Tula Regional Exotarium is the State organization of culture of the Tula Region, the Basic Laboratory of the Zoological Institute of the Russian Academy of Sciences, it is a cultural, educational, scientific and conservation center.

The Exotarium was opened on September 27, 1987, and now has the largest collection of snakes in the world, with more than 524 species and subspecies. According to the total number of animals, Tula Exotarium occupies the second place among the Zoos of Russia EARAZA.

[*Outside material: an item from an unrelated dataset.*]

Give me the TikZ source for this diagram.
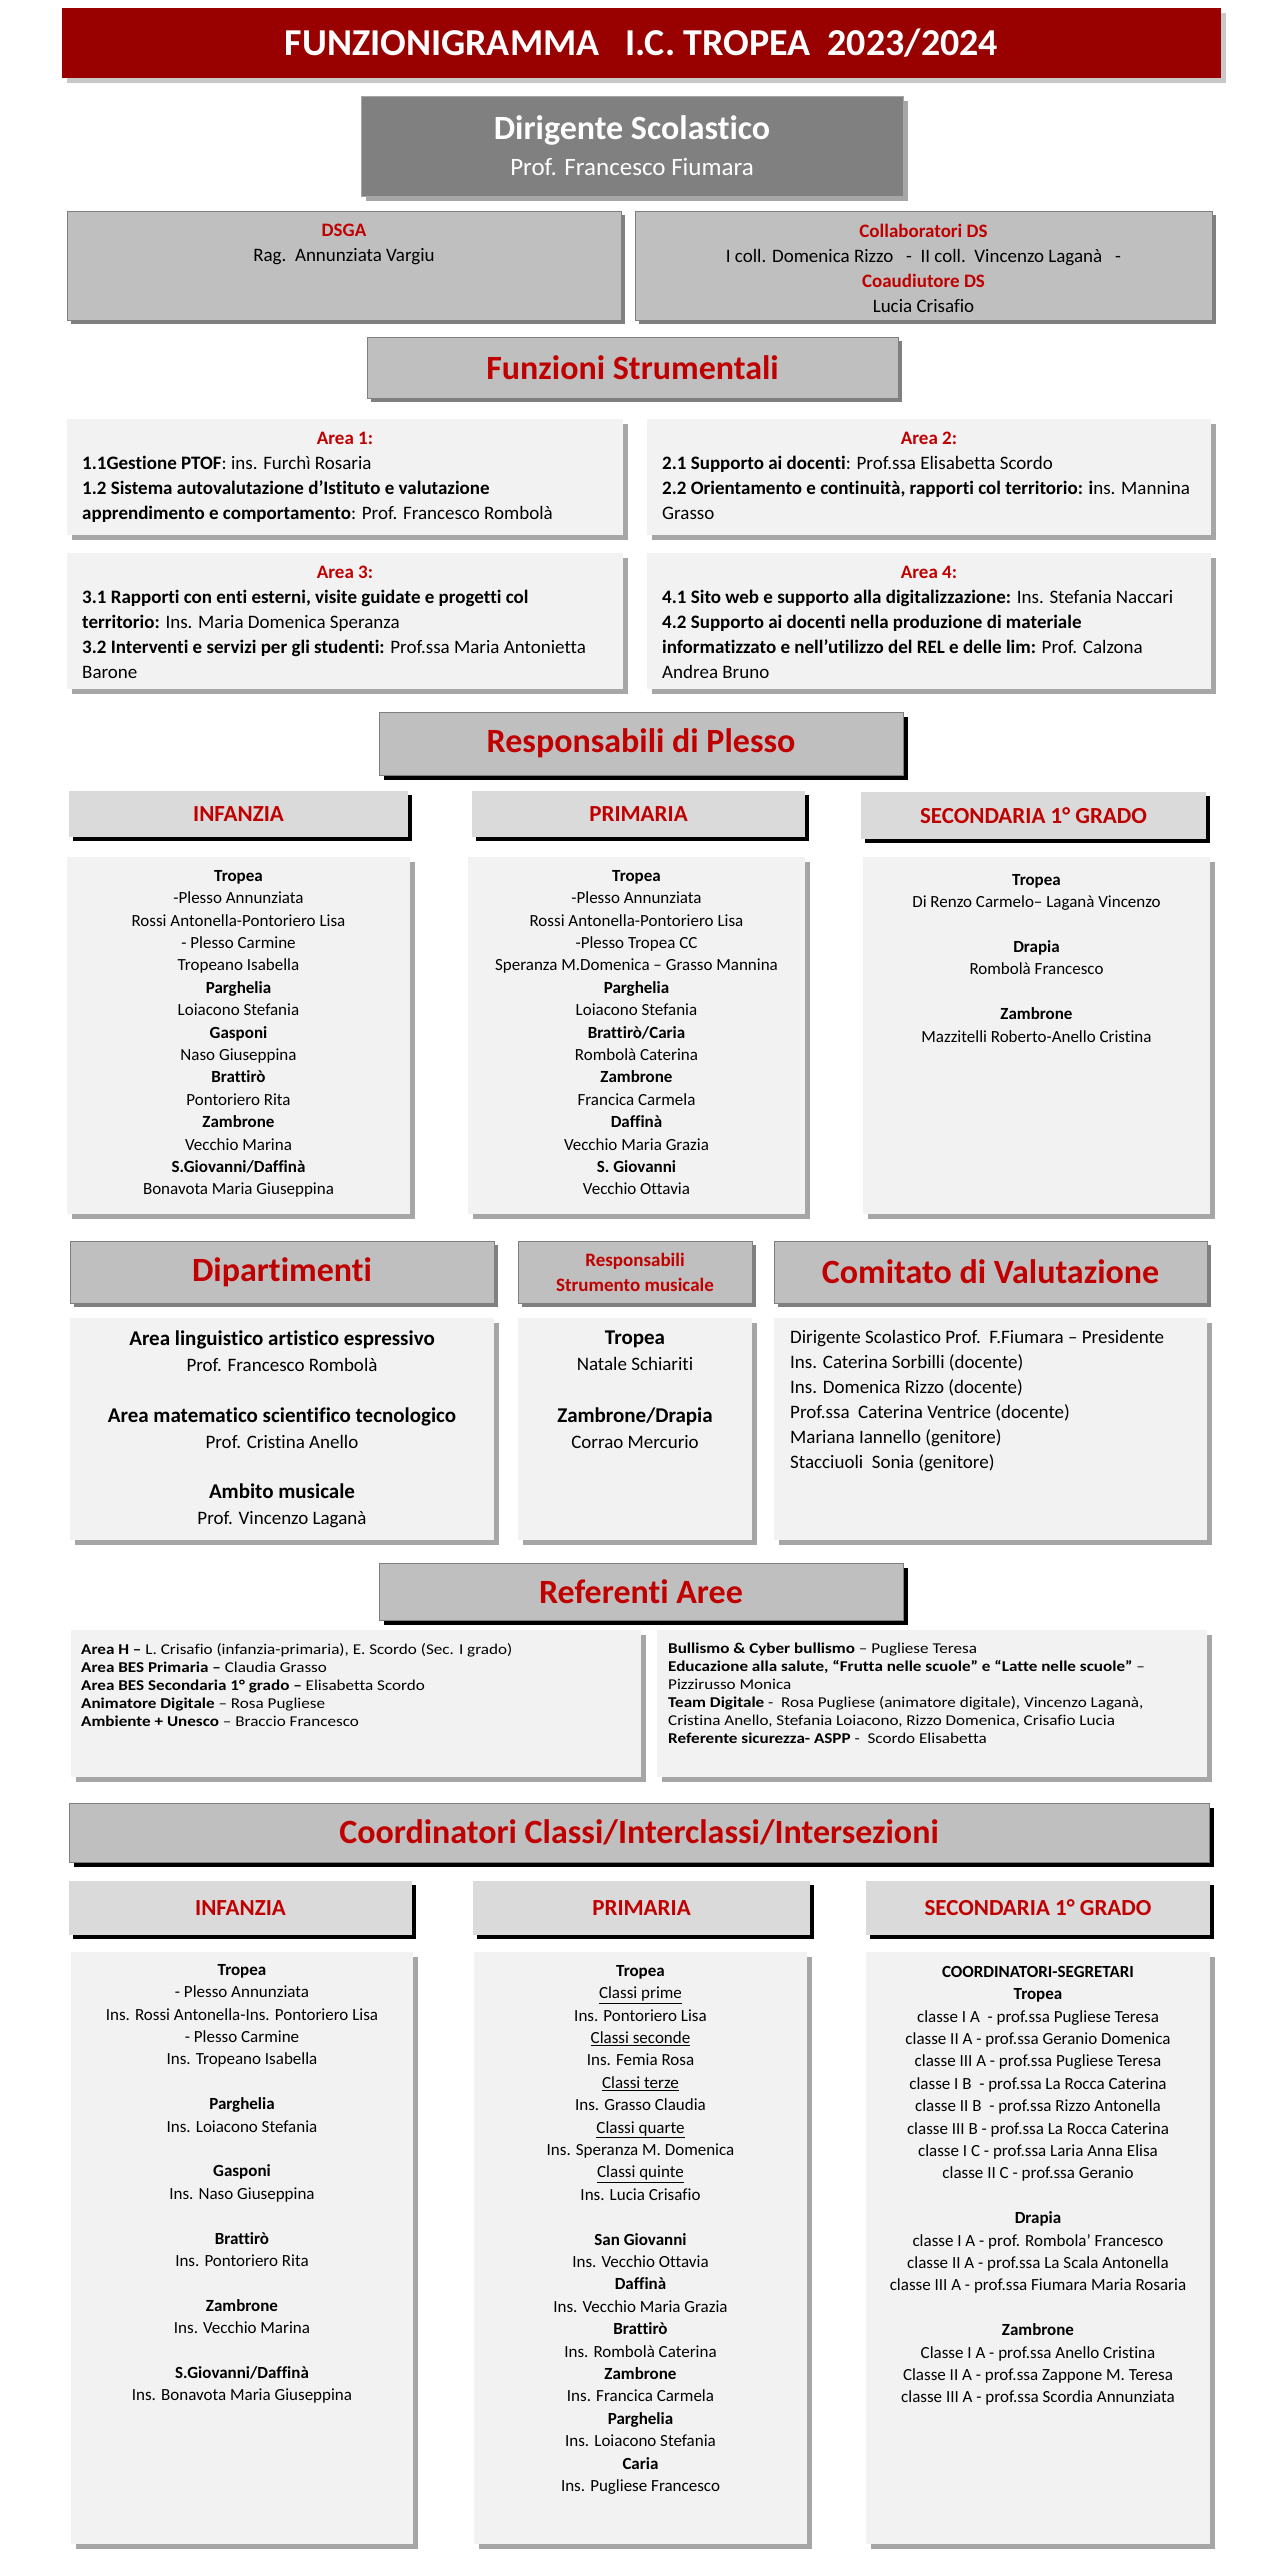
\documentclass[tikz,border=0pt]{standalone}
\usepackage{fontspec}
\setmainfont{Carlito}[Ligatures={NoCommon}]
\newfontfamily\WideFont{Carlito}[FakeStretch=1.14, Ligatures={NoCommon}]
\usetikzlibrary{positioning, shadows}
\definecolor{TitleRed}{HTML}{990000}
\definecolor{LabelRed}{HTML}{C00000}
\definecolor{DirGray}{HTML}{808080}
\definecolor{HeadGray}{HTML}{BFBFBF}
\definecolor{SubGray}{HTML}{DADADA}
\definecolor{BodyGray}{HTML}{F2F2F2}
\definecolor{EdgeGray}{HTML}{7F7F7F}
\definecolor{ShadeLight}{HTML}{C8C8C8}
\definecolor{ShadeMid}{HTML}{A6A6A6}
\definecolor{ShadeDark}{HTML}{808080}
\NewDocumentCommand{\RedTag}{m}{\textcolor{LabelRed}{\bfseries #1}}
\NewDocumentCommand{\BigBold}{m}{{\fontsize{21}{26}\selectfont\bfseries #1}}
\NewDocumentCommand{\DrawPanel}{O{bodybox} m m m m m}{
    \node[#1, minimum width=#4pt, minimum height=#5pt] (#2) at (#3) {#6};
}
\tikzset{
    panel/.style={rectangle, inner sep=0pt, outer sep=0pt, anchor=north west, align=center},
    titlebox/.style={panel, fill=TitleRed, text=white, font=\fontsize{38}{44}\selectfont\bfseries,
        general shadow={draw=none, fill=ShadeLight, shadow xshift=5pt, shadow yshift=-5pt}},
    dirbox/.style={panel, fill=DirGray, draw=ShadeMid, line width=0.5pt, text=white,
        general shadow={draw=none, fill=ShadeMid, shadow xshift=5pt, shadow yshift=-5pt}},
    greybox/.style={panel, fill=HeadGray, draw=EdgeGray, line width=0.5pt,
        general shadow={draw=none, fill=ShadeDark, shadow xshift=4pt, shadow yshift=-4pt}},
    blackbox/.style={panel, fill=HeadGray, draw=EdgeGray, line width=0.5pt,
        general shadow={draw=none, fill=black, shadow xshift=5pt, shadow yshift=-5pt}},
    subbox/.style={panel, fill=SubGray,
        general shadow={draw=none, fill=black, shadow xshift=4pt, shadow yshift=-4pt}},
    bodybox/.style={panel, fill=BodyGray,
        general shadow={draw=none, fill=ShadeMid, shadow xshift=5pt, shadow yshift=-5pt}},
    bigred/.style={text=LabelRed, font=\fontsize{34}{40}\selectfont\bfseries},
    subred/.style={text=LabelRed, font=\fontsize{23}{28}\selectfont\bfseries},
    bodytext/.style={inner sep=0pt, align=center, font=\fontsize{19}{25}\selectfont},
    lefttext/.style={inner sep=0pt, align=left, font=\fontsize{19}{25}\selectfont},
    deptext/.style={inner sep=0pt, align=center, font=\fontsize{19}{26}\selectfont},
    listtext/.style={inner sep=0pt, align=center, font=\fontsize{17}{22.4}\selectfont},
    reftext/.style={inner sep=0pt, align=left, font=\WideFont\fontsize{15}{18}\selectfont}
}

\begin{document}
\begin{tikzpicture}[x=1pt, y=-1pt]

    \useasboundingbox (0,0) rectangle (1265,2560);

    \DrawPanel[titlebox]{title}{62,8}{1159}{70}{FUNZIONIGRAMMA\ \ \ I.C. TROPEA\ \ 2023/2024}
    \DrawPanel[dirbox, font=\fontsize{25}{36}\selectfont]{dir}{361,96}{542}{100}{{\fontsize{34}{36}\selectfont\bfseries Dirigente Scolastico}\\Prof. Francesco Fiumara}

    \DrawPanel[greybox]{dsga}{67,211}{554}{109}{}
    \DrawPanel[greybox]{collab}{635,211}{577}{109}{}
    \node[bodytext, below=13pt of dsga.north] (dsgaT) {\RedTag{DSGA}\\Rag.\ \ Annunziata Vargiu};
    \node[bodytext, below=13pt of collab.north] (collabT) {\RedTag{Collaboratori DS}\\I coll. Domenica Rizzo\ \ \ -\ \ II coll.\ \ Vincenzo Laganà\ \ \ -\\\RedTag{Coaudiutore DS}\\Lucia Crisafio};

    \DrawPanel[greybox, bigred]{funz}{367,337}{531}{61}{Funzioni Strumentali}

    \DrawPanel{area1}{67,419}{556}{116}{}
    \DrawPanel{area2}{647,419}{564}{116}{}
    \DrawPanel{area3}{67,553}{556}{136}{}
    \DrawPanel{area4}{647,553}{564}{136}{}
    \node[bodytext, below=13pt of area1.north] (area1H) {\RedTag{Area 1:}};
    \node[bodytext, below=13pt of area2.north] (area2H) {\RedTag{Area 2:}};
    \node[bodytext, below=13pt of area3.north] (area3H) {\RedTag{Area 3:}};
    \node[bodytext, below=13pt of area4.north] (area4H) {\RedTag{Area 4:}};
    \node[lefttext, below right=37pt and 15pt of area1.north west] (area1T) {\textbf{1.1Gestione PTOF}: ins. Furchì Rosaria\\\textbf{1.2 Sistema autovalutazione d’Istituto e valutazione}\\\textbf{apprendimento e comportamento}: Prof. Francesco Rombolà};
    \node[lefttext, below right=37pt and 15pt of area2.north west] (area2T) {\textbf{2.1 Supporto ai docenti}: Prof.ssa Elisabetta Scordo\\\textbf{2.2 Orientamento e continuità, rapporti col territorio: i}ns. Mannina\\Grasso};
    \node[lefttext, below right=37pt and 15pt of area3.north west] (area3T) {\textbf{3.1 Rapporti con enti esterni, visite guidate e progetti col}\\\textbf{territorio:} Ins. Maria Domenica Speranza\\\textbf{3.2 Interventi e servizi per gli studenti:} Prof.ssa Maria Antonietta\\Barone};
    \node[lefttext, below right=37pt and 15pt of area4.north west] (area4T) {\textbf{4.1 Sito web e supporto alla digitalizzazione:} Ins. Stefania Naccari\\\textbf{4.2 Supporto ai docenti nella produzione di materiale}\\\textbf{informatizzato e nell’utilizzo del REL e delle lim:} Prof. Calzona\\Andrea Bruno};

    \DrawPanel[blackbox, bigred]{resp}{379,712}{524}{63}{Responsabili di Plesso}
    \DrawPanel[subbox, subred]{respInf}{69,791}{339}{46}{INFANZIA}
    \DrawPanel[subbox, subred]{respPri}{472,791}{333}{46}{PRIMARIA}
    \DrawPanel[subbox, subred]{respSec}{861,792}{345}{47}{SECONDARIA 1° GRADO}
    \DrawPanel{listInf}{67,857}{343}{357}{}
    \DrawPanel{listPri}{468,857}{337}{357}{}
    \DrawPanel{listSec}{863,857}{347}{357}{}
    \node[listtext, below=13pt of listInf.north] (listInfT) {\textbf{Tropea}\\-Plesso Annunziata\\Rossi Antonella-Pontoriero Lisa\\- Plesso Carmine\\Tropeano Isabella\\\textbf{Parghelia}\\Loiacono Stefania\\\textbf{Gasponi}\\Naso Giuseppina\\\textbf{Brattirò}\\Pontoriero Rita\\\textbf{Zambrone}\\Vecchio Marina\\\textbf{S.Giovanni/Daffinà}\\Bonavota Maria Giuseppina};
    \node[listtext, below=13pt of listPri.north] (listPriT) {\textbf{Tropea}\\-Plesso Annunziata\\Rossi Antonella-Pontoriero Lisa\\-Plesso Tropea CC\\Speranza M.Domenica – Grasso Mannina\\\textbf{Parghelia}\\Loiacono Stefania\\\textbf{Brattirò/Caria}\\Rombolà Caterina\\\textbf{Zambrone}\\Francica Carmela\\\textbf{Daffinà}\\Vecchio Maria Grazia\\\textbf{S. Giovanni}\\Vecchio Ottavia};
    \node[listtext, below=17pt of listSec.north] (listSecT) {\textbf{Tropea}\\Di Renzo Carmelo– Laganà Vincenzo\\[22.4pt]\textbf{Drapia}\\Rombolà Francesco\\[22.4pt]\textbf{Zambrone}\\Mazzitelli Roberto-Anello Cristina};

    \DrawPanel[greybox, bigred]{dip}{70,1241}{424}{62}{Dipartimenti}
    \DrawPanel[greybox, text=LabelRed, font=\fontsize{19}{25}\selectfont\bfseries]{strum}{518,1241}{234}{62}{Responsabili\\Strumento musicale}
    \DrawPanel[greybox, bigred]{comit}{774,1241}{433}{62}{Comitato di Valutazione}
    \DrawPanel{dipB}{70,1318}{424}{222}{}
    \DrawPanel{strumB}{518,1318}{234}{222}{}
    \DrawPanel{comitB}{774,1318}{433}{222}{}
    \node[deptext, below=13pt of dipB.north] (dipT) {\BigBold{Area linguistico artistico espressivo}\\Prof. Francesco Rombolà\\[25pt]\BigBold{Area matematico scientifico tecnologico}\\Prof. Cristina Anello\\[24pt]\BigBold{Ambito musicale}\\Prof. Vincenzo Laganà};
    \node[deptext, below=13pt of strumB.north] (strumT) {\BigBold{Tropea}\\Natale Schiariti\\[26pt]\BigBold{Zambrone/Drapia}\\Corrao Mercurio};
    \node[lefttext, below right=12pt and 16pt of comitB.north west] (comitT) {Dirigente Scolastico Prof.\ \ F.Fiumara – Presidente\\Ins. Caterina Sorbilli (docente)\\Ins. Domenica Rizzo (docente)\\Prof.ssa\ \ Caterina Ventrice (docente)\\Mariana Iannello (genitore)\\Stacciuoli\ \ Sonia (genitore)};

    \DrawPanel[blackbox, bigred]{refer}{379,1563}{524}{57}{Referenti Aree}
    \DrawPanel{referL}{71,1630}{570}{147}{}
    \DrawPanel{referR}{657,1630}{550}{147}{}
    \node[reftext, below right=13pt and 10pt of referL.north west] (referLT) {\textbf{Area H –} L. Crisafio (infanzia-primaria), E. Scordo (Sec. I grado)\\\textbf{Area BES Primaria –} Claudia Grasso\\\textbf{Area BES Secondaria 1° grado –} Elisabetta Scordo\\\textbf{Animatore Digitale} – Rosa Pugliese\\\textbf{Ambiente + Unesco} – Braccio Francesco};
    \node[reftext, below right=13pt and 11pt of referR.north west] (referRT) {\textbf{Bullismo \& Cyber bullismo} – Pugliese Teresa\\\textbf{Educazione alla salute, “Frutta nelle scuole” e “Latte nelle scuole”} –\\Pizzirusso Monica\\\textbf{Team Digitale} -\ \ Rosa Pugliese (animatore digitale), Vincenzo Laganà,\\Cristina Anello, Stefania Loiacono, Rizzo Domenica, Crisafio Lucia\\\textbf{Referente sicurezza- ASPP} -\ \ Scordo Elisabetta};

    \DrawPanel[blackbox, bigred]{coord}{69,1803}{1140}{59}{Coordinatori Classi/Interclassi/Intersezioni}
    \DrawPanel[subbox, subred]{coInf}{69,1881}{343}{54}{INFANZIA}
    \DrawPanel[subbox, subred]{coPri}{473,1881}{337}{54}{PRIMARIA}
    \DrawPanel[subbox, subred]{coSec}{866,1881}{344}{54}{SECONDARIA 1° GRADO}
    \DrawPanel{coInfB}{71,1952}{342}{592}{}
    \DrawPanel{coPriB}{474,1952}{333}{592}{}
    \DrawPanel{coSecB}{866,1952}{344}{592}{}
    \node[listtext, below=12pt of coInfB.north] (coInfT) {\textbf{Tropea}\\- Plesso Annunziata\\Ins. Rossi Antonella-Ins. Pontoriero Lisa\\- Plesso Carmine\\Ins. Tropeano Isabella\\[22.4pt]\textbf{Parghelia}\\Ins. Loiacono Stefania\\[22.4pt]\textbf{Gasponi}\\Ins. Naso Giuseppina\\[22.4pt]\textbf{Brattirò}\\Ins. Pontoriero Rita\\[22.4pt]\textbf{Zambrone}\\Ins. Vecchio Marina\\[22.4pt]\textbf{S.Giovanni/Daffinà}\\Ins. Bonavota Maria Giuseppina};
    \node[listtext, below=13pt of coPriB.north] (coPriT) {\textbf{Tropea}\\\underline{Classi prime}\\Ins. Pontoriero Lisa\\\underline{Classi seconde}\\Ins. Femia Rosa\\\underline{Classi terze}\\Ins. Grasso Claudia\\\underline{Classi quarte}\\Ins. Speranza M. Domenica\\\underline{Classi quinte}\\Ins. Lucia Crisafio\\[22.4pt]\textbf{San Giovanni}\\Ins. Vecchio Ottavia\\\textbf{Daffinà}\\Ins. Vecchio Maria Grazia\\\textbf{Brattirò}\\Ins. Rombolà Caterina\\\textbf{Zambrone}\\Ins. Francica Carmela\\\textbf{Parghelia}\\Ins. Loiacono Stefania\\\textbf{Caria}\\Ins. Pugliese Francesco};
    \node[listtext, below=14pt of coSecB.north] (coSecT) {\textbf{COORDINATORI-SEGRETARI}\\\textbf{Tropea}\\classe I A\ \ - prof.ssa Pugliese Teresa\\classe II A - prof.ssa Geranio Domenica\\classe III A - prof.ssa Pugliese Teresa\\classe I B\ \ - prof.ssa La Rocca Caterina\\classe II B\ \ - prof.ssa Rizzo Antonella\\classe III B - prof.ssa La Rocca Caterina\\classe I C - prof.ssa Laria Anna Elisa\\classe II C - prof.ssa Geranio\\[22.4pt]\textbf{Drapia}\\classe I A - prof. Rombola’ Francesco\\classe II A - prof.ssa La Scala Antonella\\classe III A - prof.ssa Fiumara Maria Rosaria\\[22.4pt]\textbf{Zambrone}\\Classe I A - prof.ssa Anello Cristina\\Classe II A - prof.ssa Zappone M. Teresa\\classe III A - prof.ssa Scordia Annunziata};
\end{tikzpicture}
\end{document}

Up to 90,000 people visit the Exotarium yearly.

History

In 1987 the first Zoo called Tula Exotarium was opened in Tula. At the time its collection consisted of 120 species of animals (fish, amphibians, reptiles, etc.). In 1989 a statue of a dinosaur appeared near the entrance as a symbol of this zoo's specialization in reptiles. From the start, the Exotarium began to cooperate actively with foreign colleagues, and in 1990 it received an accreditation from the Australian Society of Zoos. The Exotarium collection was regularly replenished with new species, and in 2000 it was recognized to have the largest collection of snakes in the world. In 1996 in connection with a difficult financial situation the Exotarium was put from self-financing to the regional budget financing. But it did not solve the main problem, which is the state of the old building. The current area of public exhibition is 253 square meters. 511 species of animals are kept, bred and studied here, and 90 000 people visit it every year. During these years many problems concerning construction of a new building have been solved. Thus e.g. a draft project has been approved; a hall of the future called "Tropical forest" was created at the public exhibit, besides, the place of the construction has been determined.

Scientific research
Successes in breeding of hundreds of species of reptiles from all the continents permitted  to receive offspring from dozens of species of reptiles for the first time in the world. Together with the leading Russian scientists from the Zoological Institute of the Russian Academy of Sciences (St. Petersburg) in Tula new methods of investigation of controversial and little-known taxa were worked out, three new species of snakes were described, more than 100 articles were published in Russian and foreign journals and two books. Together with the Russian Academy of Sciences and Vietnam the Exotarium was taking part in organization and conducting of International expeditions on studying of the most rich fauna of Vietnam in the course of 14 years. The Russian and Vietnamese herpetologists investigated a lot of mountain regions difficult to access where no scientific investigations had been conducted up to that moment. As a result, dozens new species of amphibians and reptiles were discovered and described. Many of them were captive-bred for the first time in the world practice in the laboratories of the Exotarium. Since 1987 researches of the fauna of the Tula Region have been made.

Public exhibition
Only the tenth part of the collection (namely 55 species) is shown at the public exhibition. Among them there is a two-meter long striped monitor lizard and a giant tortoise that weighs 135 kg, the largest one in the Zoos of Russia, as well as the species which offspring were got here for the first time in the world. For example, the long-nosed shrub racer, that had been considered as extinct, was discovered again by the collaborators of the Exotarium in Vietnam, and now due to successful breeding in Tula it has been kept and bred in many Zoos of the USA and Europe for many years now.

Work with visitors
Except for the public exhibition on their own or a review excursion, thematic excursions are offered to visitors; studies based on the contact with animals, competitions; festivals; temporal thematic exhibitions; events, devoted to the International campaigns, and also different programs and services for various categories of visitors are carried out.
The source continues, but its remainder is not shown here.